The benefit of doing a paid course however is it adds a serious motivator as to not waste your money. If I hadn't paid for my CCNA or Java courses I probably would've given up halfway.. just something to think about.

I'm currently working towards 'MCITP: Enterprise Administrator' (work have agreed to pay for all the exams, materials etc). After that I'll be looking to specialize somewhere, just not sure where yet.

Also one last thing; learn how to write scripts (PowerShell, batch, VB). If you repeat it, script it.
- This willl save you lots of time trust me
 
Associate
Joined
26 Mar 2005
Posts
1,662
My advice would be to find a small company at first. Even if you are at the bottom doing donkey work you will get so much more exposure to the more techincal stuff. It won't pay as good as a decent helpdesk job (oxymoron?) in a large company but you will get the experience to make a jump up.

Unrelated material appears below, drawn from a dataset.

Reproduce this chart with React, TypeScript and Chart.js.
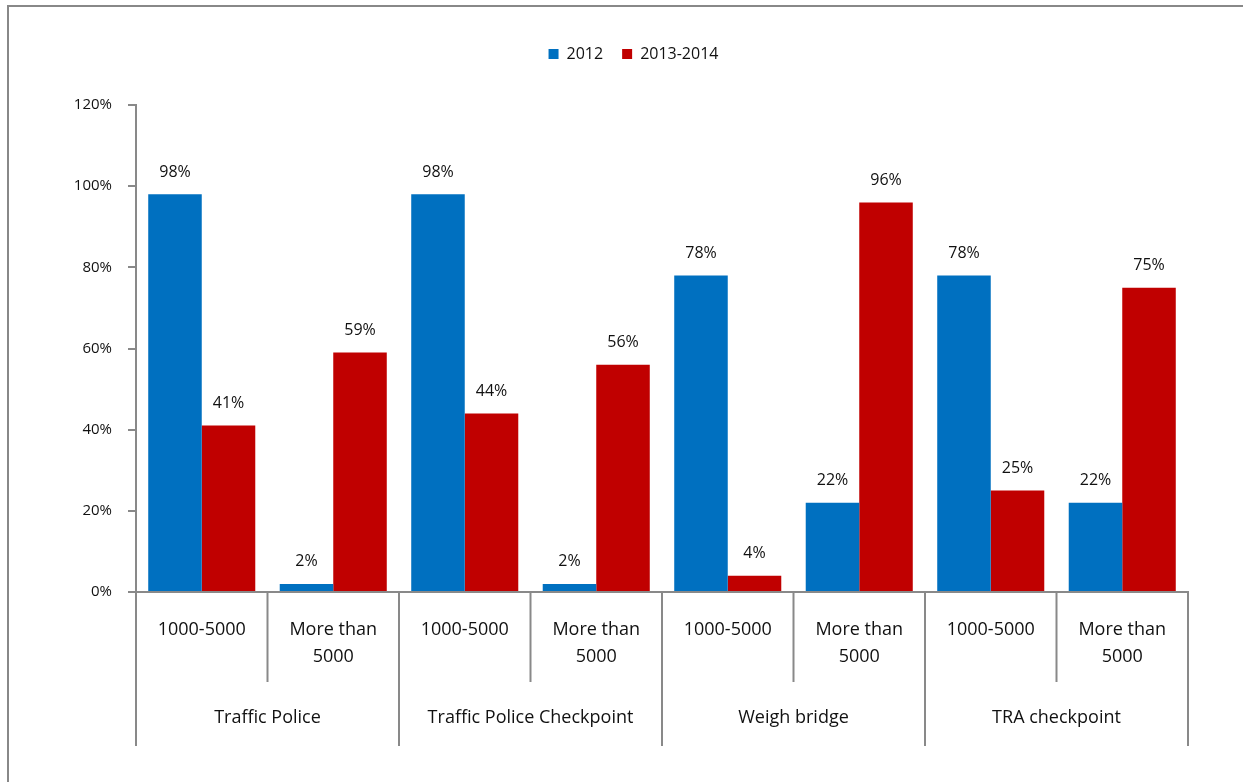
import React, { useEffect, useRef } from "react";
import { Chart, registerables } from "chart.js";

Chart.register(...registerables);

const subCategories: string[][] = [
  ["1000-5000"], ["More than", "5000"],
  ["1000-5000"], ["More than", "5000"],
  ["1000-5000"], ["More than", "5000"],
  ["1000-5000"], ["More than", "5000"],
];
const groups = ["Traffic Police", "Traffic Police Checkpoint", "Weigh bridge", "TRA checkpoint"];
const series2012 = [98, 2, 98, 2, 78, 22, 78, 22];
const series2013_2014 = [41, 59, 44, 56, 4, 96, 25, 75];
const seriesNames = ["2012", "2013-2014"];
const yMax = 120;
const yStep = 20;

const FONT = "'Open Sans', 'Noto Sans', sans-serif";
const GRAY = "#898989";
const TEXT = "#111111";

const multiLevelPlugin = {
  id: "multiLevel",
  afterDraw(chart: any) {
    const { ctx, chartArea, scales } = chart;
    const x = scales.x;
    const n = chart.data.labels.length;
    const perGroup = n / groups.length;
    const bottom = chartArea.bottom;
    ctx.save();
    ctx.strokeStyle = GRAY;
    ctx.lineWidth = 2;
    for (let i = 0; i <= n; i++) {
      const bx =
        i === 0
          ? chartArea.left
          : i === n
          ? chartArea.right
          : (x.getPixelForValue(i - 1) + x.getPixelForValue(i)) / 2;
      const len = i % perGroup === 0 ? 154 : 90;
      ctx.beginPath();
      ctx.moveTo(bx, bottom);
      ctx.lineTo(bx, bottom + len);
      ctx.stroke();
    }
    ctx.fillStyle = TEXT;
    ctx.font = `18px ${FONT}`;
    ctx.textAlign = "center";
    ctx.textBaseline = "middle";
    groups.forEach((g, gi) => {
      const cx =
        (x.getPixelForValue(gi * perGroup) + x.getPixelForValue(gi * perGroup + perGroup - 1)) / 2;
      ctx.fillText(g, cx, bottom + 126);
    });
    ctx.font = `16px ${FONT}`;
    chart.data.datasets.forEach((ds: any, di: number) => {
      chart.getDatasetMeta(di).data.forEach((bar: any, i: number) => {
        ctx.fillText(ds.data[i] + "%", bar.x, bar.y - 22);
      });
    });
    ctx.restore();
  },
};

export default function App() {
  const ref = useRef<HTMLCanvasElement | null>(null);
  useEffect(() => {
    if (!ref.current) return;
    const chart = new Chart(ref.current, {
      type: "bar",
      data: {
        labels: subCategories,
        datasets: [
          { label: seriesNames[0], data: series2012, backgroundColor: "#0070C0", borderWidth: 0 },
          { label: seriesNames[1], data: series2013_2014, backgroundColor: "#C00000", borderWidth: 0 },
        ],
      },
      options: {
        animation: false,
        responsive: false,
        devicePixelRatio: 1,
        layout: { padding: { left: 24, top: 27, right: 0, bottom: 0 } },
        datasets: { bar: { categoryPercentage: 0.814, barPercentage: 1 } },
        plugins: {
          tooltip: { enabled: false },
          legend: {
            position: "top",
            labels: {
              boxWidth: 10,
              boxHeight: 10,
              padding: 19,
              color: TEXT,
              font: { family: FONT, size: 16 },
            },
          },
        },
        scales: {
          x: {
            grid: { display: false, drawTicks: false },
            border: { display: true, color: GRAY, width: 2 },
            ticks: {
              autoSkip: false,
              maxRotation: 0,
              minRotation: 0,
              padding: 24,
              color: TEXT,
              font: { family: FONT, size: 18, lineHeight: 1.5 },
            },
            afterFit(scale: any) {
              scale.height = 190;
              scale.paddingRight = 55;
              scale.paddingLeft = 0;
            },
          },
          xTop: {
            type: "category",
            position: "top",
            grid: { display: false, drawTicks: false },
            border: { display: false },
            ticks: { display: false },
            afterFit(scale: any) {
              scale.height = 33;
              scale.paddingLeft = 0;
              scale.paddingRight = 0;
            },
          },
          y: {
            min: 0,
            max: yMax,
            ticks: {
              stepSize: yStep,
              padding: 16,
              color: TEXT,
              font: { family: FONT, size: 15 },
              callback: (v: any) => v + "%",
            },
            grid: { drawOnChartArea: false, drawTicks: true, tickLength: 8, color: GRAY, lineWidth: 2 },
            border: { display: true, color: GRAY, width: 2 },
            afterFit(scale: any) {
              scale.width = 112;
            },
          },
        },
      },
      plugins: [multiLevelPlugin],
    });
    return () => chart.destroy();
  }, []);

  return (
    <div style={{ position: "fixed", inset: 0, overflow: "hidden", background: "#fff" }}>
      <div
        style={{
          position: "absolute",
          left: 7,
          top: 5,
          width: 3000,
          height: 3000,
          borderLeft: "2px solid #888",
          borderTop: "2px solid #888",
        }}
      />
      <canvas ref={ref} width={1243} height={782} style={{ position: "absolute", left: 0, top: 0 }} />
    </div>
  );
}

I was stuck in desktop support for ages and there was a real ceiling in the IT company I worked for (they didn't have any 3rd line contracts really). So I took a pay cut and went to a really small IT company that trained me and gave me loads of experience.
 
Soldato
Joined
8 Nov 2002
Posts
9,128
Location
NW London
My advice would be to find a small company at first. Even if you are at the bottom doing donkey work you will get so much more exposure to the more techincal stuff. It won't pay as good as a decent helpdesk job (oxymoron?) in a large company but you will get the experience to make a jump up.

I was stuck in desktop support for ages and there was a real ceiling in the IT company I worked for (they didn't have any 3rd line contracts really). So I took a pay cut and went to a really small IT company that trained me and gave me loads of experience.

Agreed. My first proper IT job was with a small oursourcing company, and i was building servers and going onsite to clients in my first month.